David Rooney, The Hollywood Reporter
"Like the recent By Sidney Lumet, which premiered this year in Cannes, the strength of De Palma is that its sole point of view belongs to the subject. It also helps that he's very good company. It's clear at times that he's in conversation with fellow filmmakers, acknowledging that they will have had similar experiences, but Baumbach and Paltrow remain unseen and unheard. De Palma ventures at one point that their movies start with character and work outwards while his do the opposite, but he seems to regard his work as no less personal.
"De Palma is candid about his failures, honest about his disappointments, and doesn't bother with false modesty where his great pictures are concerned. Speaking of the various remakes and subsequent adaptations of Carrie, the film that put him on the commercial map, he chuckles over the amusement of watching other people make mistakes that he avoided. He's sanguine about movies that were attacked upon their original release and then embraced years later, by which time the initial criticism — usually pertaining to his penchant for baroque violence, especially when perpetrated against women — has been forgotten or become irrelevant...

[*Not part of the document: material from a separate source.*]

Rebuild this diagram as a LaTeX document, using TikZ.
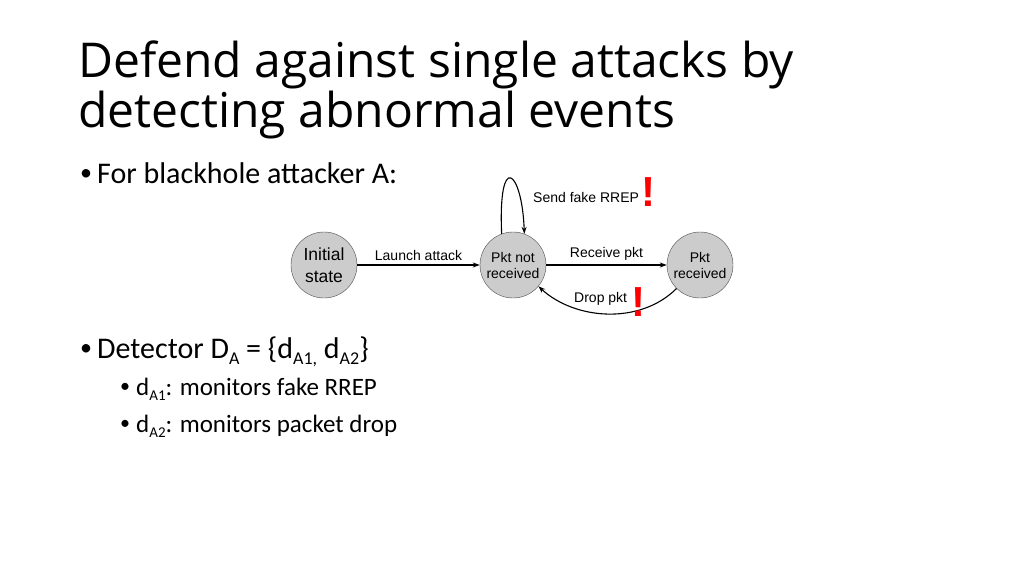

"While the overarching view of De Palma's body of work offered here could be more cohesive, the wealth of detail is compelling stuff. 'Being a director is being a watcher,' he says at one point, and he comes across as attentive to every aspect of the filmmaking process. That explains how something as seemingly routine as sound recording becomes a central plot point in Blow Out. (For those of us who adored that 1981 release from the start, it still hurts to hear of the studio's appalled reaction to it, in particular the fabulously operatic ending with its cynical sting.)

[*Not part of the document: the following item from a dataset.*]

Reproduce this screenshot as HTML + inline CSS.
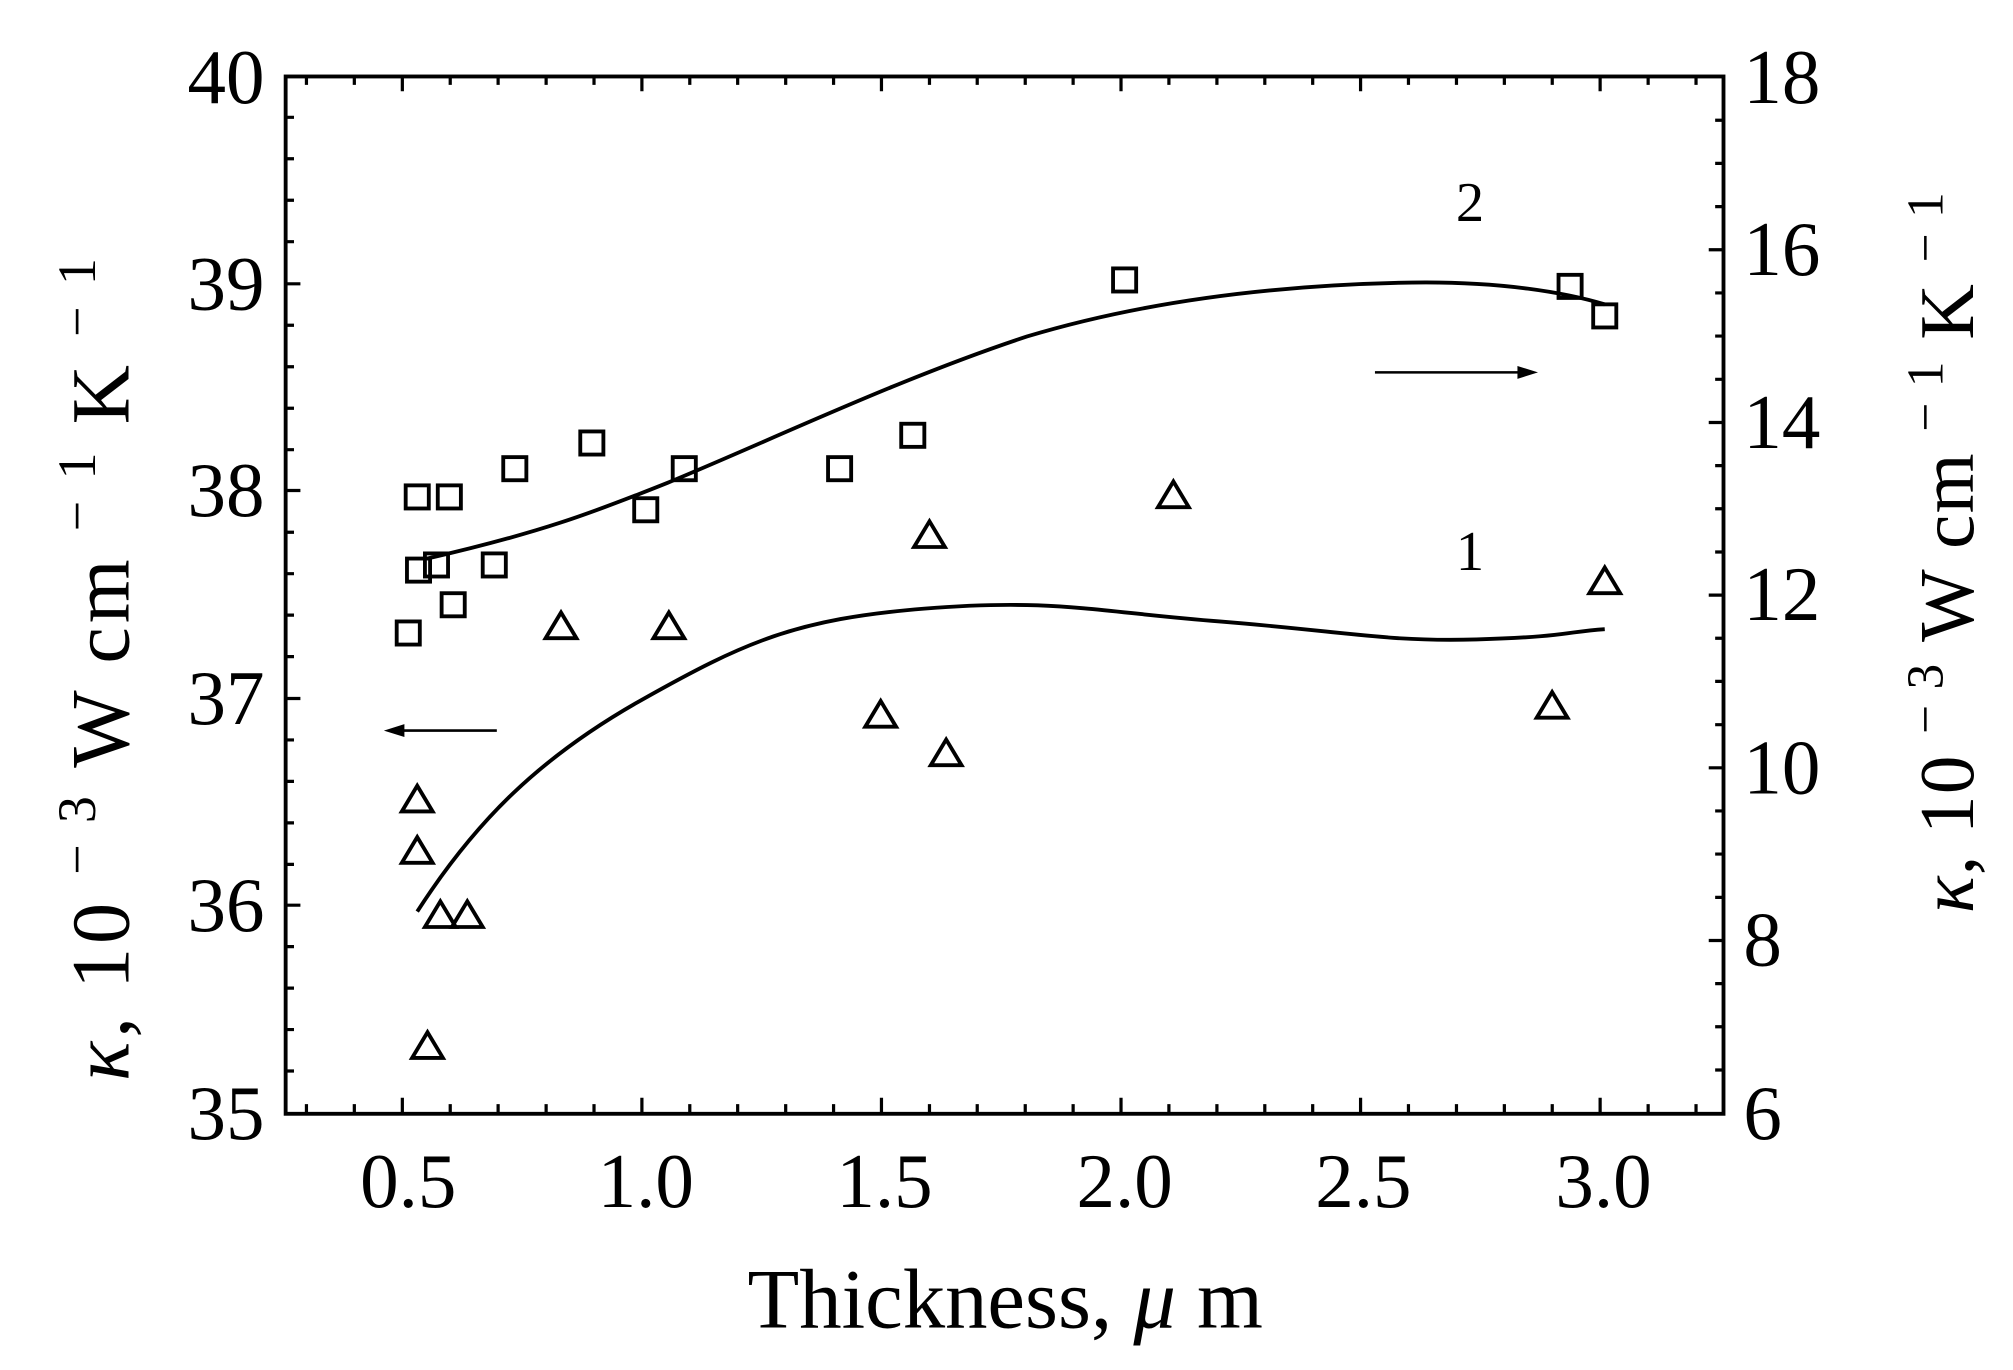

"His love of drawing attention to the director's tricks, and weaving that film craft into the very fabric of the plot is something De Palma acknowledges came directly from Hitchcock, citing Vertigo as a formative influence. (Hitchcock clips are sprinkled throughout.) Without self-aggrandizement, he even lays sole claim to keeping the Hitchcock legacy alive through artistic renewal...
"Hearing De Palma's version of conflicts with screenwriter Robert Towne on Mission: Impossible, and the crafty way he got Tom Cruise on board with his concept for the exhilarating train-top ending makes the director seem the smartest guy in the room. But he's wistful about how rarely in any career all the elements fall into place as they did on that hit and just a small handful of others. He's forthright about the mistakes he made on one of his most clamorous flops, The Bonfire of the Vanities, and seems downright saddened when admitting he was out of his depth on the big-budget, effects-driven Mission to Mars, which killed his appetite to work in Hollywood.
"As someone who has choreographed too many brilliant and memorably complex action sequences to mention — think the Odessa Steps homage from The Untouchables, for example, or the prom scene in Carrie — De Palma has earned the right to sniff at the clichés of so many previsualized Hollywood action scenes today.
"The personal insights are fairly basic in terms of his upbringing and perhaps a shade guarded concerning his marriages and relationships. But this is unapologetically a professional reflection and not a memoir. While De Palma doesn't appear to go in for much talk of thematic threads in his work, he does come close to geeking out when discussing some of his signature devices, like slow-motion, split screen, long takes, complicated tracking shots and that dizzying 360-degree pan around the editing room in Blow Out. That's the stuff that will make this exhaustive survey catnip to the De Palma faithful."